Carlos Cazalis Photography

INTRO

The Urban Meta Project, started in downtown São Paulo, Brazil in 2006, with 438 families squatting in the largest urban occupation ever in Latin America. The Prestes Maia 911, was in many ways a pivotal point in a threshold that humanity was about to cross and that would become a phenomena in 2007. Humanity for the first time in history went from a rural to an urban population. Those 438 Brazilian families, some Bolivian, were searching for better opportunities within the megacity framework. Their ancestors, like them had already fled rural poverty.

The project now encompasses eight major cities across the globe, all of which face significantly the same challenges, with greater or lesser degrees. All of those challenges –habitat, water management, growth, population, segregation, pollution, food security and divergence are directly related to sustainability and now as a concentrated urban population, to the survival or peaceful coexistence of the human race.

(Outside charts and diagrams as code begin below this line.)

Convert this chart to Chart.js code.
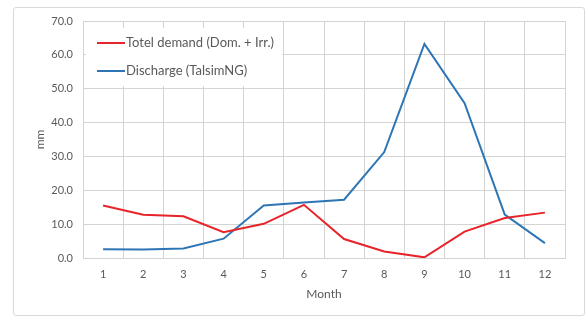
<!DOCTYPE html>
<html>
<head>
<meta charset="utf-8">
<script src="https://cdn.jsdelivr.net/npm/chart.js@4.4.1/dist/chart.umd.min.js"></script>
<style>
  html, body { margin: 0; padding: 0; background: #fff; }
  #wrap { position: relative; width: 587px; height: 320px; }
  #frame { position: absolute; left: 13px; top: 7px; width: 572px; height: 309px;
           border: 1px solid #d9d9d9; border-radius: 3px; box-sizing: border-box; }
  canvas { position: absolute; left: 0; top: 0; }
</style>
</head>
<body>
<div id="wrap">
  <div id="frame"></div>
  <canvas id="chart" width="587" height="320"></canvas>
</div>
<script>
var months = ['1', '2', '3', '4', '5', '6', '7', '8', '9', '10', '11', '12'];
var demand = [15.5, 12.8, 12.3, 7.6, 10.1, 15.7, 5.6, 1.9, 0.2, 7.8, 11.8, 13.4];
var discharge = [2.6, 2.5, 2.8, 5.7, 15.5, 16.4, 17.2, 31.3, 63.2, 45.7, 12.8, 4.4];
var seriesNames = ['Totel demand (Dom. + Irr.)', 'Discharge (TalsimNG)'];
var seriesColors = ['#e8232a', '#2e75b6'];

var font = 'Lato, "Open Sans", sans-serif';
var grey = '#595959';

// legend sits inside the plot area on a white box
var innerLegend = {
  id: 'innerLegend',
  afterDraw: function (chart) {
    var ctx = chart.ctx;
    var area = chart.chartArea;
    ctx.save();
    ctx.fillStyle = '#fff';
    ctx.fillRect(area.left + 3, 28, 196, 58);
    ctx.font = '13px ' + font;
    ctx.textBaseline = 'middle';
    ctx.fillStyle = grey;
    chart.data.datasets.forEach(function (ds, i) {
      var y = 43 + i * 28;
      ctx.strokeStyle = ds.borderColor;
      ctx.lineWidth = 2;
      ctx.beginPath();
      ctx.moveTo(area.left + 14, y);
      ctx.lineTo(area.left + 42, y);
      ctx.stroke();
      ctx.fillText(ds.label, area.left + 43, y);
    });
    ctx.restore();
  }
};

new Chart(document.getElementById('chart'), {
  type: 'line',
  data: {
    labels: months,
    datasets: [
      { label: seriesNames[0], data: demand, borderColor: seriesColors[0], borderWidth: 2,
        pointRadius: 0, tension: 0, fill: false },
      { label: seriesNames[1], data: discharge, borderColor: seriesColors[1], borderWidth: 2,
        pointRadius: 0, tension: 0, fill: false }
    ]
  },
  options: {
    responsive: false,
    animation: false,
    layout: { padding: { top: 21, right: 22, bottom: 0, left: 0 } },
    plugins: { legend: { display: false }, tooltip: { enabled: false } },
    scales: {
      x: {
        offset: true,
        grid: { color: '#d4d4d4', offset: true, drawTicks: false },
        border: { color: '#d4d4d4' },
        ticks: { color: grey, font: { family: font, size: 11 }, padding: 10 },
        title: { display: true, text: 'Month', color: grey, font: { family: font, size: 12 },
                 padding: { top: 0, bottom: 19 } },
        afterFit: function (scale) { scale.height = 62; }
      },
      y: {
        min: 0, max: 70,
        grid: { color: '#d4d4d4', drawTicks: false },
        border: { display: false },
        ticks: { stepSize: 10, color: grey, font: { family: font, size: 11 }, padding: 10,
                 callback: function (v) { return v.toFixed(1); } },
        title: { display: true, text: 'mm', color: grey, font: { family: font, size: 12 },
                 padding: { top: 33, bottom: 0 } },
        afterFit: function (scale) { scale.width = 83; }
      }
    }
  },
  plugins: [innerLegend]
});
</script>
</body>
</html>
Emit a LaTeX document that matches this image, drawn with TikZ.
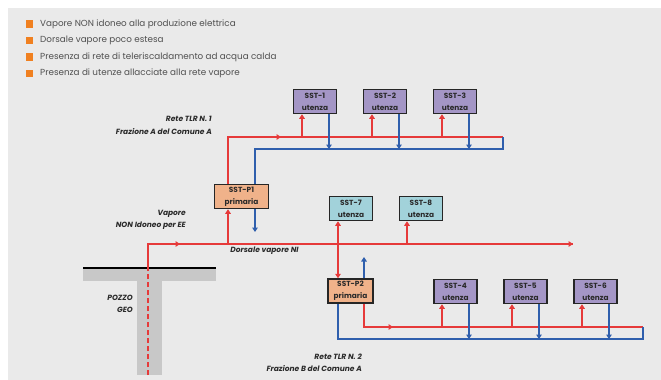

In each city –some still a work in progress– we address through the lives of those who are the majority, one of the above challenges and they often overlap for obvious reasons. However, one common element stands out. We now live primarily in massive man made environments. Billions of inhabitants no longer touch the earth, walking instead on tar and concrete. Millions of children are born into the city with few possibilities of experiencing life with the natural world before they are adults. This detachment is dangerous to all of us, for it includes the possibiity of no longer admiring and respecting that which has been an invisible provider to the urban dweller and a major participant in the creation of life, the earth.